MAINE, USA — It's no secret that Maine is home to plenty of wild animals, but in the springtime, your chances of encountering one of them are at their highest.
"There's a lot going on in the woods right now and you're more likely than ever to see wildlife," Maine Department of Inland Fisheries and Wildlife spokesperson Mark Latti.
Latti says as animals come out of hibernation in search of food, our chances of spotting wildlife in the woods and in our backyards are heightened.
"As the weather warms up, there's more and more food available," said Latti. Animals with newborns are also beginning to explore as well, greatly increasing your chances of spotting something while you're out on a walk.
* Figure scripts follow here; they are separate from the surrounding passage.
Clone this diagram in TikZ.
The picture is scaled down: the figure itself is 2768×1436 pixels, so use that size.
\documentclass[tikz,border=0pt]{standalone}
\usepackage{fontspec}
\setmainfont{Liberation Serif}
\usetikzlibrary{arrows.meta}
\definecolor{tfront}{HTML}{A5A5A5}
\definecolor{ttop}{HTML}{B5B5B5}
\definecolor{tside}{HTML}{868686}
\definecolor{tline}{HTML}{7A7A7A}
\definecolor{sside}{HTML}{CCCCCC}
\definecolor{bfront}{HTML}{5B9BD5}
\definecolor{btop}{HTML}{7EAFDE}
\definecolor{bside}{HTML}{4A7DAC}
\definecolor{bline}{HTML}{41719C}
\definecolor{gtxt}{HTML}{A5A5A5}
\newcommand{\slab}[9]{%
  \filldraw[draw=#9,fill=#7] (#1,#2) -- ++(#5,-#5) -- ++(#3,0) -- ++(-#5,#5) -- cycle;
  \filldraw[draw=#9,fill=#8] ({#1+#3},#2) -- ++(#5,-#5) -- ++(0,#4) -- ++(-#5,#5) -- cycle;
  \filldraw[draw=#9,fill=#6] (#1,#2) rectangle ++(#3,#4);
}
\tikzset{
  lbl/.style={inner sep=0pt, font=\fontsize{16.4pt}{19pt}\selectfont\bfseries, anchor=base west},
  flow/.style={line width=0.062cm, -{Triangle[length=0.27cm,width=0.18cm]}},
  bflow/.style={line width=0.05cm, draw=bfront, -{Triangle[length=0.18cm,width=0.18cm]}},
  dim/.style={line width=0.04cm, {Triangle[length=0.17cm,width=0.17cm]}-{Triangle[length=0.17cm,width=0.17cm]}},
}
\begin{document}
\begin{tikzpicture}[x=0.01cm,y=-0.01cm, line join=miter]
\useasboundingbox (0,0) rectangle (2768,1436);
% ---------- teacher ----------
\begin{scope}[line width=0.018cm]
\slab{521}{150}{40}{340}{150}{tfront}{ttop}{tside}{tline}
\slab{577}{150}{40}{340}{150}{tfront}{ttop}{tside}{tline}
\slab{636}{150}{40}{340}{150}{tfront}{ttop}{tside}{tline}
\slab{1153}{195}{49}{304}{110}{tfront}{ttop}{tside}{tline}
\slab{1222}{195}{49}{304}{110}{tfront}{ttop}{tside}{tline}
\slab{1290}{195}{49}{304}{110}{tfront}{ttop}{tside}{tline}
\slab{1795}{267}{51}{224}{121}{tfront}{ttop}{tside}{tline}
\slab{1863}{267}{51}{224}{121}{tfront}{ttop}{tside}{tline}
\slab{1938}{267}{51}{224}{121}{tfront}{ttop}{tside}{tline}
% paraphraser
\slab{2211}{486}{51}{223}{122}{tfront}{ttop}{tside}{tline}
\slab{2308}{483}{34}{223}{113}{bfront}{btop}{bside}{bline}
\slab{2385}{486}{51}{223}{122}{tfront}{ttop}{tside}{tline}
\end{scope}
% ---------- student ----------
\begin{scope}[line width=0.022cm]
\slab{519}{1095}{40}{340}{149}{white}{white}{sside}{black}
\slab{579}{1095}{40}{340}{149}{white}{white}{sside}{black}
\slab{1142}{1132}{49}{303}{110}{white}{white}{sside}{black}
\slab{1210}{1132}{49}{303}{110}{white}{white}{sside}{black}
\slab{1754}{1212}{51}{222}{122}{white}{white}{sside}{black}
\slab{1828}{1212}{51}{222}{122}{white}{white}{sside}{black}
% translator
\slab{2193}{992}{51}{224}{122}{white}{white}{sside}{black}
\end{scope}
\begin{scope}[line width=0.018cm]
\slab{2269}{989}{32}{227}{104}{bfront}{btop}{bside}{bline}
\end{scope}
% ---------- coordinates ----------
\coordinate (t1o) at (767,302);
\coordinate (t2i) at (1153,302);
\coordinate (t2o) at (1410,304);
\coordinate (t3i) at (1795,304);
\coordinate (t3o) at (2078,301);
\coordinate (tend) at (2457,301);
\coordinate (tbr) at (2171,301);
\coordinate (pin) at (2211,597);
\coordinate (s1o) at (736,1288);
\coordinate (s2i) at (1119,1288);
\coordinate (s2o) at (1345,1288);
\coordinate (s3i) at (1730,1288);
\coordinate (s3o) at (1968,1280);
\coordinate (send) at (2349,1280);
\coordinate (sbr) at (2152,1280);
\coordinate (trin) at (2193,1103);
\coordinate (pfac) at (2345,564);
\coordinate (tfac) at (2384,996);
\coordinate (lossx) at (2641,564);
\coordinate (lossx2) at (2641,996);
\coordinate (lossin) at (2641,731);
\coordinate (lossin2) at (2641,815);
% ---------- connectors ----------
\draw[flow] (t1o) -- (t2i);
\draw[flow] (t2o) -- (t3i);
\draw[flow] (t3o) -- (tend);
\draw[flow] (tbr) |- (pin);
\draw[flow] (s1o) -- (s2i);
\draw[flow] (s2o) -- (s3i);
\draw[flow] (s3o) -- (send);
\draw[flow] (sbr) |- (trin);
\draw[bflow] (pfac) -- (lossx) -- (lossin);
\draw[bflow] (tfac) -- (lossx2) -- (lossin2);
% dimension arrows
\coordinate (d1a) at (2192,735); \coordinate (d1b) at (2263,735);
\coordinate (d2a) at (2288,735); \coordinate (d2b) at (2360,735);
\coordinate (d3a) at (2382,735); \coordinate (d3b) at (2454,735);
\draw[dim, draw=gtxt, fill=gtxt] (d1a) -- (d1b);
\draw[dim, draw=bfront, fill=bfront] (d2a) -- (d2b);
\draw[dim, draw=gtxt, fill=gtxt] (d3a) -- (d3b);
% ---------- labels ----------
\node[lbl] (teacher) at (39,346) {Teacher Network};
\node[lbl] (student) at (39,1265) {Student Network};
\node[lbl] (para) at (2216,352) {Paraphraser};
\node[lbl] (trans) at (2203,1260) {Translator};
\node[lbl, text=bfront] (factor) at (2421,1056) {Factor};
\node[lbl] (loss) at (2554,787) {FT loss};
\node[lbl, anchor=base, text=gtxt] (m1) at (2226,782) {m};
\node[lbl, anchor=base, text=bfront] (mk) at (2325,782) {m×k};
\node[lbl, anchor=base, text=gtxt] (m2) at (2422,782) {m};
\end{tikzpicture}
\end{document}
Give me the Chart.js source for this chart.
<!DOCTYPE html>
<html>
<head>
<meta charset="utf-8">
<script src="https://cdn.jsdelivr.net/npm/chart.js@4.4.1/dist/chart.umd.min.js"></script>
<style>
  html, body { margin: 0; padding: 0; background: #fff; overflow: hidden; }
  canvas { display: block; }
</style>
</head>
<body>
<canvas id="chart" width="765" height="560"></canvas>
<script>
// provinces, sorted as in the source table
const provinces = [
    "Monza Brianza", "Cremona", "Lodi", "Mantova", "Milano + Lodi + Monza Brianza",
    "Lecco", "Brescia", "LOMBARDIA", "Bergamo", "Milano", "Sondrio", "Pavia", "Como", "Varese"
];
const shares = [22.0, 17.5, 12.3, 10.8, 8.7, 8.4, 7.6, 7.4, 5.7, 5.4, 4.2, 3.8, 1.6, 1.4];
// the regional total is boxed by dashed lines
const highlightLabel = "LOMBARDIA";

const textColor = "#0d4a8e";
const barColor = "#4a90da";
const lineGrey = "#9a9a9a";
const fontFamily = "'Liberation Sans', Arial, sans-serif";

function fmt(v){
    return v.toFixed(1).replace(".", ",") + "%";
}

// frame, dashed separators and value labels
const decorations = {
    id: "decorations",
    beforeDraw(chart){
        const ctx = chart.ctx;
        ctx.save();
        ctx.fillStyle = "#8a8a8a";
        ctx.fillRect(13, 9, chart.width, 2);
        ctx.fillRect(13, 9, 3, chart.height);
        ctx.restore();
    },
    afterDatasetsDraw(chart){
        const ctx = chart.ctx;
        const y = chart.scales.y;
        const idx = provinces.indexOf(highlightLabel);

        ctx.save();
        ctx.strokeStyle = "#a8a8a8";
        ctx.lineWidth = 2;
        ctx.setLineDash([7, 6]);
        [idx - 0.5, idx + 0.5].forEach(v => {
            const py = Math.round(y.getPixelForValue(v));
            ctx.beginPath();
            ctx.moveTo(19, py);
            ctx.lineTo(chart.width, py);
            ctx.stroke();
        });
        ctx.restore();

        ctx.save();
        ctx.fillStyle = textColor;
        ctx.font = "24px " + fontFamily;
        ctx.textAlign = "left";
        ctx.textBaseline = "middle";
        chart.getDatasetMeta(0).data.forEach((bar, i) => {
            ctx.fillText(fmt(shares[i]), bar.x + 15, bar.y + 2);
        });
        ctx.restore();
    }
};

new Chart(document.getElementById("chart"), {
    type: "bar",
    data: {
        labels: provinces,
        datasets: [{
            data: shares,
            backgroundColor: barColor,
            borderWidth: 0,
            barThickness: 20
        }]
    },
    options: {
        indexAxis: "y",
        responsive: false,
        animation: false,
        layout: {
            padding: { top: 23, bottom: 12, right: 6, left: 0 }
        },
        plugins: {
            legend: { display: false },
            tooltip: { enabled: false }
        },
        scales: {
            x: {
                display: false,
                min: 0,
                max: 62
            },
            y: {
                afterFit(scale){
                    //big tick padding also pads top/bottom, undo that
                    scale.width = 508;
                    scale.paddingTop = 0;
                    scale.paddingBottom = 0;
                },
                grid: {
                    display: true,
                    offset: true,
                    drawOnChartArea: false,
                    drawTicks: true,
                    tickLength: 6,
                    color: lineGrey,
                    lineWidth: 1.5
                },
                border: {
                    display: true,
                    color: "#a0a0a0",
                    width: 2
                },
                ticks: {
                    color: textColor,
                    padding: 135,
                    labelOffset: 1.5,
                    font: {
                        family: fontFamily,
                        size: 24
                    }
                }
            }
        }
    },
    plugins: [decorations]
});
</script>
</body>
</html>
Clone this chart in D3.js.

Of course, with more animals out and about, the chances of encountering a rabid animal increase too.
According to data from the Maine Department of Health and Human Services, 15 animals have already tested positive for rabies in Maine in 2021.
"Rabies is a terrible disease. We do still see it in the area in some wild animals," said Dr. Alexandra Settele, a veterinarian with the Animal Welfare Society in Kennebunk.
In an effort to help keep pets safe, as wildlife emerges this spring, the Animal Welfare Society hosted a free rabies vaccine clinic for dogs on Saturday. More than 100 dog owners brought their pets to the clinic in Kennebunk to be vaccinated. Rabies vaccinations are required by Maine law for dogs and cats.
"It is untreatable, it is fatal and can be passed to people," said Settele.
Settele and Latti both encourage rabies vaccinations for pets. The Animal Welfare Society plans to host additional rabies vaccine clinics this year, and appointments can be scheduled with their office for vaccinations outside of clinic times.
Even if your animals have received the rabies vaccine, wildlife experts say it's important to still be vigilant for possible rabid animals.
"The most unusual thing you will see with an animal that is rabid is they are aggressive. If you see an animal being aggressive towards you, the best thing to do is call 9-1-1" said Latti.
Latti says by calling dispatch, you alert an animal control officer or game warden of the situation.
Another way of protecting you and your pets close to home is by removing bird feeders, and storing trash in locations animals cannot get to.
"Take in those bird feeders, rake up the seed that's down there. If you feed your pets outdoors, bring the food inside. Store the trash securely," said Latti.
The experts say the best thing you can do to stay safe, is keep your distance and let the animals be.